Desapareceu o estudante, escondido pela
família ou por amigos. Houve longas explicações a portas fechadas entre o
militar e a esposa, malas foram arrumadas e partiram naquela mesma noite, pelo
último trem. Iam os dois muito agarradinhos e carinhosos, segundo o testemunho
de alguns felizardos que assistiram ao embarque.
Ligar esses fatos ao comandante não
parece fácil. No entanto, o velho Leminhos, aposentado dos Correios e
Telégrafos, a única testemunha viva dos acontecimentos, todas as vezes que
recorda a história do capitão de longo curso não deixa de dizer:
- “As coisas começaram quando um major
da Briosa pegou a mulher com um estudante, na cama”.
Não se sabe por que Leminhos rebaixa o
tenente-coronel a major e estabelece uma relação entre os chifres de Ananias e
as aventuras do comandante. No entanto a afirmação é categórica. Leminhos é
homem de bom conselho, ele há - de ter suas razões, compete-nos respeitá-las.
Já o segundo escândalo entrosava-se de
forma concreta com o comandante.

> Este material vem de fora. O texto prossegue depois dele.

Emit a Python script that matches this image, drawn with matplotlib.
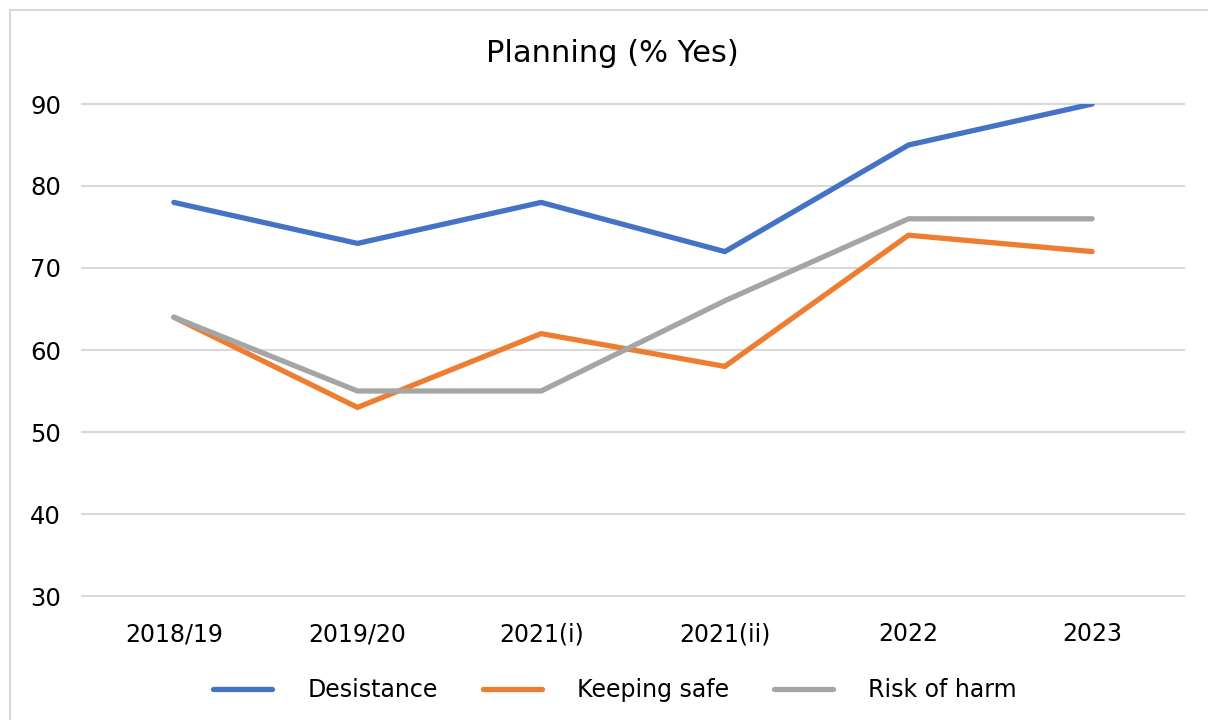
import matplotlib
matplotlib.use("Agg")
import matplotlib.pyplot as plt
from matplotlib.patches import Rectangle

categories = ["2018/19", "2019/20", "2021(i)", "2021(ii)", "2022", "2023"]
desistance = [78, 73, 78, 72, 85, 90]
keeping_safe = [64, 53, 62, 58, 74, 72]
risk_of_harm = [64, 55, 55, 66, 76, 76]
yticks = [30, 40, 50, 60, 70, 80, 90]

plt.rcParams['font.family'] = ['DejaVu Sans']

W, H = 1208, 720
fig = plt.figure(figsize=(W/100, H/100), dpi=100)
fig.patches.append(Rectangle((10/W, -0.1), 1.2, 1 - 10/H + 0.1, transform=fig.transFigure,
                             facecolor='none', edgecolor='#D9D9D9', linewidth=1.5))

ax = fig.add_axes([82/W, 1 - 596/H, (1184-82)/W, (596-104)/H])
x = list(range(len(categories)))
ax.plot(x, desistance, color='#4472C4', lw=3.8, solid_capstyle='round', label='Desistance', zorder=3)
ax.plot(x, keeping_safe, color='#ED7D31', lw=3.8, solid_capstyle='round', label='Keeping safe', zorder=3)
ax.plot(x, risk_of_harm, color='#A5A5A5', lw=3.8, solid_capstyle='round', label='Risk of harm', zorder=3)

ax.set_xlim(-0.5, len(categories) - 0.5)
ax.set_ylim(30, 90)
ax.set_yticks(yticks)
ax.set_xticks(x)
ax.set_xticklabels(categories)
ax.yaxis.grid(True, color='#D9D9D9', lw=1.5)
for gl in ax.get_ygridlines():
    gl.set_clip_on(False)
ax.set_axisbelow(True)
for s in ax.spines.values():
    s.set_visible(False)
ax.tick_params(axis='both', length=0, colors='black')
ax.tick_params(axis='y', labelsize=17.5, pad=15)
ax.tick_params(axis='x', labelsize=17, pad=19)

fig.text(612/W, 1 - 53/H, "Planning (% Yes)", ha='center', va='center', fontsize=22)

leg = fig.legend(loc='center', bbox_to_anchor=(615/W, 1 - 690/H), ncol=3, frameon=False,
                 fontsize=17, handlelength=2.5, handletextpad=1.5, columnspacing=1.9)

fig.savefig("out.png", dpi=100)
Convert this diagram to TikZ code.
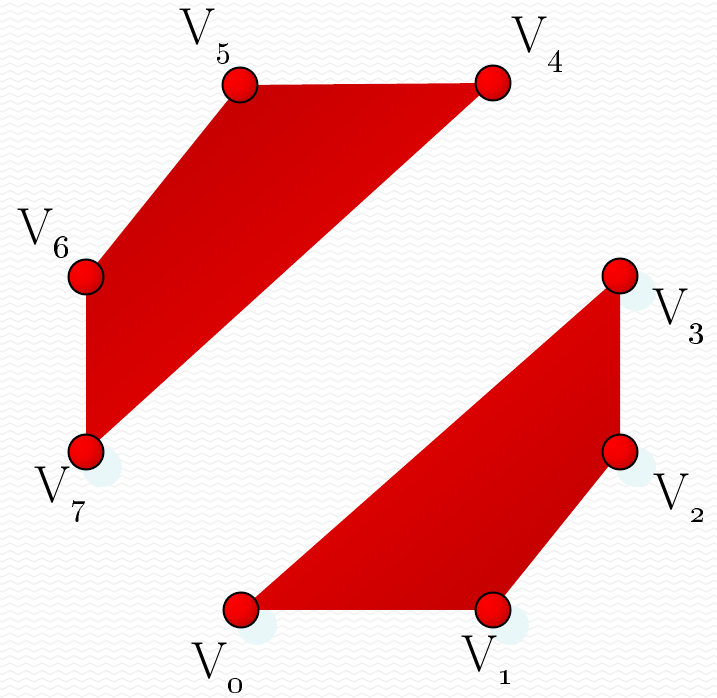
\documentclass[tikz,border=0pt]{standalone}
\usepackage{graphicx}
\usetikzlibrary{decorations.pathmorphing}
\definecolor{rdark}{HTML}{C40000}
\definecolor{rmid}{HTML}{E00000}
\definecolor{rbright}{HTML}{F00000}
\definecolor{shad}{HTML}{E9F7F9}
\definecolor{zz}{HTML}{F1F1F1}
\pgfdeclareradialshading{vball}{\pgfpoint{-12bp}{12bp}}{color(0bp)=(red); color(18bp)=(rbright); color(40bp)=(rdark!85!black); color(64bp)=(rdark!55!black)}
\newcommand\lowsub[1]{\raisebox{-13bp}{\scalebox{3.2}{\fontsize{10}{12}\selectfont\oldstylenums{#1}}}}
\begin{document}
\begin{tikzpicture}[x=1bp,y=1bp,
  ball/.style={circle, draw=black, line width=2bp, minimum size=35bp, inner sep=0pt, shade, shading=vball},
  shadowdot/.style={circle, fill=shad, minimum size=40bp, inner sep=0pt},
  lab/.style={anchor=base west, inner sep=0pt, font=\fontsize{52bp}{56bp}\selectfont},
  quadup/.style={top color=rdark, middle color=rmid, bottom color=rbright, shading angle=40},
  quaddown/.style={top color=rbright, middle color=rmid, bottom color=rdark, shading angle=40},
  bgzz/.style={draw=zz, line width=1.3bp, decorate, decoration={zigzag, segment length=16bp, amplitude=2bp}}]
\useasboundingbox (0,0) rectangle (717,698);
% background texture
\begin{scope}
  \clip (0,0) rectangle (717,698);
  \foreach \yy in {3,10.5,...,700} {
    \draw[bgzz] (-10,\yy) -- (730,\yy);
  }
\end{scope}
% vertex positions
\coordinate (v0) at (241,88);
\coordinate (v1) at (493,88);
\coordinate (v2) at (620,246);
\coordinate (v3) at (620,422);
\coordinate (v4) at (493,615);
\coordinate (v5) at (240,613);
\coordinate (v6) at (86,421);
\coordinate (v7) at (86,246);
% shadows
\foreach \k in {0,1,2,3,7} {
  \node[shadowdot] (s\k) at ([shift={(16,-15)}]v\k) {};
}
% faces
\shade[quadup] (v5) -- (v4) -- (v7) -- (v6) -- cycle;
\shade[quaddown] (v0) -- (v1) -- (v2) -- (v3) -- cycle;
% balls
\foreach \k in {0,...,7} {
  \node[ball] (b\k) at (v\k) {};
}
% labels
\node[lab] (l5) at (179,653) {V\lowsub{5}};
\node[lab] (l4) at (511,645) {V\lowsub{4}};
\node[lab] (l6) at (17,453) {V\lowsub{6}};
\node[lab] (l7) at (34,195) {V\lowsub{7}};
\node[lab] (l3) at (652,373) {V\lowsub{3}};
\node[lab] (l2) at (653,188) {V\lowsub{2}};
\node[lab] (l0) at (191,19) {V\lowsub{0}};
\node[lab] (l1) at (461,26) {V\lowsub{1}};
\end{tikzpicture}
\end{document}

Certos factos passaram-se na casa onde ele
viria depois habitar e, não fora a tragédia a envolver a família Cordeiro,
certamente não teria ele oportunidade de adqui ri-la
e a preço de ocasião.
Essa família Cordeiro era composta do
pai, Pedro Cordeiro, proprietário de uma indústria de bebidas alcoólicas, da
mãe e quatro filhas casadoiras.
Já estivera Pedro Cordeiro em excelente
situação financeira, mas era gastador e imprevidente, a prova estava naquela
casa de veraneio, batida sobre sólidos alicerces de pedra, ampla e confortável,
quase tão rica quanto sua residência na cidade.
Gastara um dinheirão para construí-la,
dera festa de arromba ao inaugurá-la. Satisfazia todos os caprichos das filhas,
até lancha a motor comprara para elas.
A mãe comandava as meninas na busca de
noivos. Era um sem-fim de festinhas na casa de janelas verdes, pares dançando
na grande sala sobre o mar, onde, depois, o comandante instalaria o telescópio.
As moças partiam de lancha, demoravam-se à
noite nos rochedos, saíam para piqueniques em Paripe, não sossegavam um momento,
eram a alma do veraneio. Uma delas, a segunda, Rosalva, conseguira noivar no
ano anterior com um agrónomo, já não buscava à noite os caminhos da praia,
agarradinha com o noivo na varanda, de mãos dadas. De mãos, boca e coxas, como
esclarecia seu Adriano Meira, o da lanterna.
No carnaval, houve dança de sábado a
terça-feira na residência de Pedro Cordeiro. E, alguns dias depois, o
escândalo: Adélia, a mais jovem das quatro, morena e inconformada, sumira
levando sua roupa e as melhores das irmãs, e de contrapeso, o Dr. Aristides
Melo, médico e casado.
Praticamente toda a população assistiu ao espectáculo
dado pela esposa abandonada, a invadir em prantos o lar desfeito dos Cordeiros,
a reclamar aos berros o marido que a “putinha de sua filha me roubou”.
Fugiram
os Cordeiros de Periperi, e ainda se comentava o acontecido quando retumbou o
tiro com que Pedro Cordeiro, no escritório da fábrica na Bahia, se suicidara ao
ser decretada sua falência.
Os ecos do tiro chegavam de trem ao subúrbio,
acompanhados de uma onda de boatos: todos os bens do suicida estavam
hipotecados, credores indóceis cercavam o cadáver, o agrónomo rompera o
noivado, montado em severas razões: família desmoralizada, noiva sem dote.
Outra filha, a mais velha, amigara-se também com homem casado, uma espécie de
maldição ou de moda na família. Não se conversava outro assunto e as senhoras
sussurravam detalhes escabrosos dos namoros das meninas Cordeiro.